To help the individual funds grow and stand on their own, they will need to look both regionally and nationally for deals. The original language regarding the 2-to-1 match likely would have restricted that ability.
Even with clarified investment requirements, some professionals in the world of venture capital believe the 2-to-1 match still makes it impractical for the smaller portfolio funds to invest heavily outside Wisconsin.
“There are some (investments) we’ve decided not to pursue in other states that are more restrictive (with their programs), including the Badger Fund,” said Victor Gutwein, founder and managing partner of Chicago-based venture capital firm M25. “The Badger Fund has created funds that, in practice, can only invest in Wisconsin companies.”
M25 is currently operating out of its fourth fund and has more than $80 million under management. The firm considers itself a pre-seed and seed fund focused primarily on software and digital companies.
M25 invests throughout the Midwest, including here in Wisconsin. Some of its investments include Milwaukee-based Scanalytics and Madison-based EnsoData.
Gutwein also questioned why some Badger Fund managers have invested in common equity rounds instead of preferred equity. Preferred equity comes with special privileges like liquidation preferences that reduce investor risk.
“That’s something that makes it really hard to syndicate with non-Badger Fund (firms) and get outside money into the state,” said Gutwein.
Additional changes
Another barrier for outside investment found under the original Badger Fund guidelines was a rule that required any company that received an investment using Badger Fund money to have 51% of its workforce in Wisconsin.
“That 51% can suddenly become a barrier for growth for larger companies,” said Johnson. “There’s no way a venture capital firm coming from outside the state is going to agree to have 51% of its employees in Wisconsin.”
Under the new law, that workforce requirement sunsets after three years.
Perhaps one of the biggest changes to the Badger Fund program was making the program’s funding evergreen. This means the Badger Fund no longer needs to send a portion of its returns to the state’s general fund but can instead reinvest it.
Evers vetoed the old program requirements on reinvestment, citing concern that the provisions “may undermine efforts to attract additional co-investors in the fund of funds program,” allowing those additional funds to be reinvested, according to an announcement from his office.
Making the state funding evergreen, coupled with the additional $25 million in funding allocated to the Badger Fund, shows that the program is working, said Jonathan Horne, managing director of the Idea Fund of La Crosse.
The Idea Fund was the first portfolio fund to receive an investment from the Badger Fund of Funds.
“The program is working, (so they’re saying) let’s double down on it,” said Horne.
Earlier this month, the Idea Fund announced it had closed its second fund worth $31 million.
When the first iteration of the Badger Fund program was announced, there was skepticism surrounding the portfolio programs and whether they would be able to raise their own additional capital and go on to make investments, said Horne.

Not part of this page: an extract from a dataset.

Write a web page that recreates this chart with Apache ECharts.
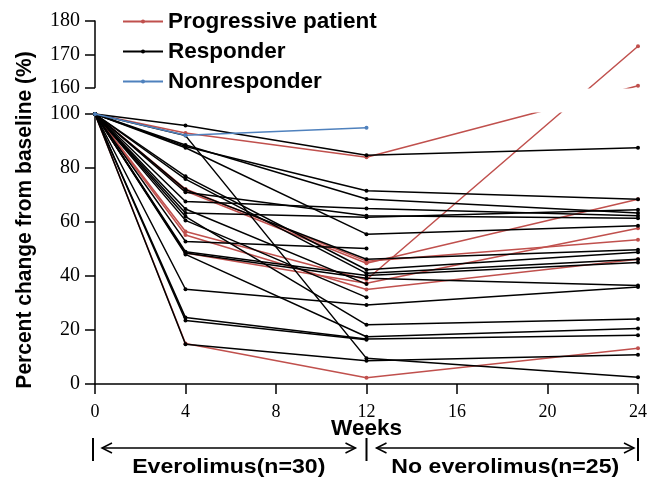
<!DOCTYPE html>
<html><head><meta charset="utf-8">
<script src="https://cdn.jsdelivr.net/npm/echarts@6/dist/echarts.min.js"></script>
<style>html,body{margin:0;padding:0;background:#fff}#c{width:650px;height:481px}</style>
</head><body><div id="c"></div>
<script>
// ---------- data ----------
const weeks = [0, 4, 12, 24];
const seriesNames = ['Progressive patient', 'Responder', 'Nonresponder'];
// percent of baseline at weeks 0, 4, 12, 24 (null = not followed)
const progressive = [
  [100, 93.0, 84.0, 160.5],
  [100, 72.2, 45.5, 53.4],
  [100, 71.5, 44.7, 68.4],
  [100, 56.5, 38.6, 172.4],
  [100, 55.2, 35.0, 46.2],
  [100, 48.5, 37.3, 57.7],
  [100, 15.0, 2.3, 13.2]
];
const responder = [
  [100, 95.7, 84.7, 87.5],
  [100, 92.0, 9.5, 2.5],
  [100, 88.0, 71.6, 68.4],
  [100, 88.5, 68.5, 63.3],
  [100, 87.5, 55.5, 58.6],
  [100, 76.9, 42.3, 48.8],
  [100, 75.9, 41.0, 46.2],
  [100, 72.0, 46.2, 49.7],
  [100, 71.0, 62.3, 61.4],
  [100, 67.6, 65.0, 62.3],
  [100, 64.8, 37.0, null],
  [100, 63.3, 61.8, 64.5],
  [100, 62.0, 21.9, 24.1],
  [100, 60.6, 32.1, null],
  [100, 52.8, 50.2, null],
  [100, 49.0, 40.2, 45.0],
  [100, 48.5, 39.2, 36.5],
  [100, 48.0, 17.5, 20.6],
  [100, 35.1, 29.3, 35.9],
  [100, 24.6, 16.7, 18.1],
  [100, 23.5, 16.4, null],
  [100, 14.7, 8.6, 10.8]
];
const nonresponder = [
  [100, 92.1, 94.9, null]
];
const lowerTicks = [0, 20, 40, 60, 80, 100];
const upperTicks = [160, 170, 180];
const weekTicks = [0, 4, 8, 12, 16, 20, 24];

// ---------- layout of the broken y axis ----------
const W = 650, H = 481;
const GRID_LEFT = 95, GRID_RIGHT = 10;
const LOW_TOP = 114, LOW_BOTTOM = 384;     // pixel rows of 100 and 0
const UP_TOP = 21, UP_BOTTOM = 87.5;       // pixel rows of 180 and 160
const lowMin = lowerTicks[0], lowMax = lowerTicks[lowerTicks.length - 1];
const upMin = upperTicks[0], upMax = upperTicks[upperTicks.length - 1];
const pxLow = (LOW_BOTTOM - LOW_TOP) / (lowMax - lowMin);
const pxUp = (UP_BOTTOM - UP_TOP) / (upMax - upMin);
// value on the broken scale expressed in lower-axis units
function brokenScale(v) {
  if (v == null) return null;
  if (v <= lowMax) return v;
  const gapUnits = (LOW_TOP - UP_BOTTOM) / pxLow;
  return lowMax + gapUnits + (v - upMin) * pxUp / pxLow;
}

const RED = '#c0504d', BLACK = '#000000', BLUE = '#4f81bd';
function makeSeries(rows, name, color, z) {
  return rows.map(r => ({
    type: 'line', name: name, xAxisIndex: 0, yAxisIndex: 0,
    data: weeks.map((w, i) => [w, brokenScale(r[i])]).filter(p => p[1] != null),
    clip: false, symbol: 'circle', symbolSize: 4, showSymbol: true,
    lineStyle: { color: color, width: 1.5 }, itemStyle: { color: color },
    z: z, animation: false, silent: true
  }));
}

const SANS = 'Liberation Sans';
const serifLabel = { color: '#000', fontFamily: 'Liberation Serif', fontSize: 20 };
const axisLineStyle = { color: '#000', width: 1.5 };

const chart = echarts.init(document.getElementById('c'), null, { renderer: 'canvas' });
chart.setOption({
  backgroundColor: '#fff',
  animation: false,
  legend: {
    data: seriesNames,
    orient: 'vertical', left: 122, top: 10, itemGap: 7, padding: 0,
    itemWidth: 40, itemHeight: 5,
    textStyle: { color: '#000', fontFamily: SANS, fontWeight: 'bold', fontSize: 22.5 },
    z: 6
  },
  grid: [
    { left: GRID_LEFT, right: GRID_RIGHT, top: LOW_TOP, bottom: H - LOW_BOTTOM },
    { left: GRID_LEFT, right: GRID_RIGHT, top: UP_TOP, bottom: H - UP_BOTTOM }
  ],
  xAxis: [
    { type: 'value', gridIndex: 0, min: weekTicks[0], max: weekTicks[weekTicks.length - 1], interval: 4,
      axisLine: { lineStyle: axisLineStyle }, axisTick: { length: 10, lineStyle: axisLineStyle },
      axisLabel: Object.assign({ margin: 19 }, serifLabel, { fontSize: 18 }), splitLine: { show: false },
      name: 'Weeks', nameLocation: 'middle', nameGap: 33, nameMoveOverlap: false,
      nameTextStyle: { color: '#000', fontFamily: SANS, fontWeight: 'bold', fontSize: 22.5 } },
    { type: 'value', gridIndex: 1, min: 0, max: 24, show: false }
  ],
  yAxis: [
    { type: 'value', gridIndex: 0, min: lowMin, max: lowMax, interval: 20,
      axisLine: { show: true, lineStyle: axisLineStyle }, axisTick: { show: true, length: 10, lineStyle: axisLineStyle },
      axisLabel: Object.assign({ margin: 15 }, serifLabel), splitLine: { show: false } },
    { type: 'value', gridIndex: 1, min: upMin, max: upMax, interval: 10,
      axisLine: { show: true, lineStyle: axisLineStyle }, axisTick: { show: true, length: 10, lineStyle: axisLineStyle },
      axisLabel: Object.assign({ margin: 15 }, serifLabel), splitLine: { show: false } }
  ],
  series: [].concat(
    makeSeries(progressive, seriesNames[0], RED, 2),
    makeSeries(responder, seriesNames[1], BLACK, 3),
    makeSeries(nonresponder, seriesNames[2], BLUE, 4)
  )
});

// ---------- annotations placed through the axis scale ----------
const p0 = chart.convertToPixel({ gridIndex: 0 }, [0, 0]);
const p12 = chart.convertToPixel({ gridIndex: 0 }, [12, 0]);
const p24 = chart.convertToPixel({ gridIndex: 0 }, [24, 0]);
const p100 = chart.convertToPixel({ gridIndex: 0 }, [0, lowMax]);
const p160 = chart.convertToPixel({ gridIndex: 1 }, [0, upMin]);
const boldFont = 'bold 21px "Liberation Sans"';
const lineStyle = { stroke: '#000', lineWidth: 1.5 };
const barY1 = 438, barY2 = 461, arrowY = 448;
function bar(x) { return { type: 'line', shape: { x1: x, y1: barY1, x2: x, y2: barY2 }, style: { stroke: '#000', lineWidth: 2 } }; }
function arrow(xa, xb) {
  return [
    { type: 'line', shape: { x1: xa, y1: arrowY, x2: xb, y2: arrowY }, style: lineStyle },
    { type: 'polyline', shape: { points: [[xa + 10, arrowY - 5], [xa, arrowY], [xa + 10, arrowY + 5]] }, style: Object.assign({ fill: null }, lineStyle) },
    { type: 'polyline', shape: { points: [[xb - 10, arrowY - 5], [xb, arrowY], [xb - 10, arrowY + 5]] }, style: Object.assign({ fill: null }, lineStyle) }
  ];
}
chart.setOption({
  graphic: [
    // white band that hides lines inside the axis break
    { type: 'rect', z: 5, silent: true,
      shape: { x: p0[0] + 2, y: p160[1] + 1, width: W - p0[0], height: p100[1] - p160[1] - 2.5 },
      style: { fill: '#fff' } },
    { type: 'text', z: 6, x: 25, y: 220, rotation: Math.PI / 2, scaleY: 1.08,
      style: { text: 'Percent change from baseline (%)', font: 'bold 21px "Liberation Sans"', fill: '#000', align: 'center', verticalAlign: 'middle' } },
    bar(p0[0] - 2), bar(p12[0]), bar(p24[0]),
    ...arrow(p0[0] + 7, p12[0] - 11),
    ...arrow(p12[0] + 10, p24[0] - 4),
    { type: 'text', x: (p0[0] + p12[0]) / 2 - 2, y: 467, scaleX: 1.1,
      style: { text: 'Everolimus(n=30)', font: boldFont, fill: '#000', align: 'center', verticalAlign: 'middle' } },
    { type: 'text', x: (p12[0] + p24[0]) / 2 + 3, y: 467, scaleX: 1.1,
      style: { text: 'No everolimus(n=25)', font: boldFont, fill: '#000', align: 'center', verticalAlign: 'middle' } }
  ]
});
</script>
</body></html>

“It’s a completely unique program,” he said. “There’s nothing like this in the entire country. Everyone said the proof is in the pudding. We’ll give the Badger Fund a chance, but they have to go out and deliver.”
The Idea Fund’s second funding round, raised from non-Badger Fund investors, is proof that the Badger Fund program is doing exactly what it is meant to do, said Horne.
While some people might think the Badger Fund remains highly involved in the day-to-day operations of its portfolio funds, Horne said they have much more autonomy.
“(The Badger Fund) was 40% of fund one. With my second fund, they’re less than 10%. They’re a normal investor,” he said. “We are completely at this point an ordinary-course, national-standard venture capital fund.”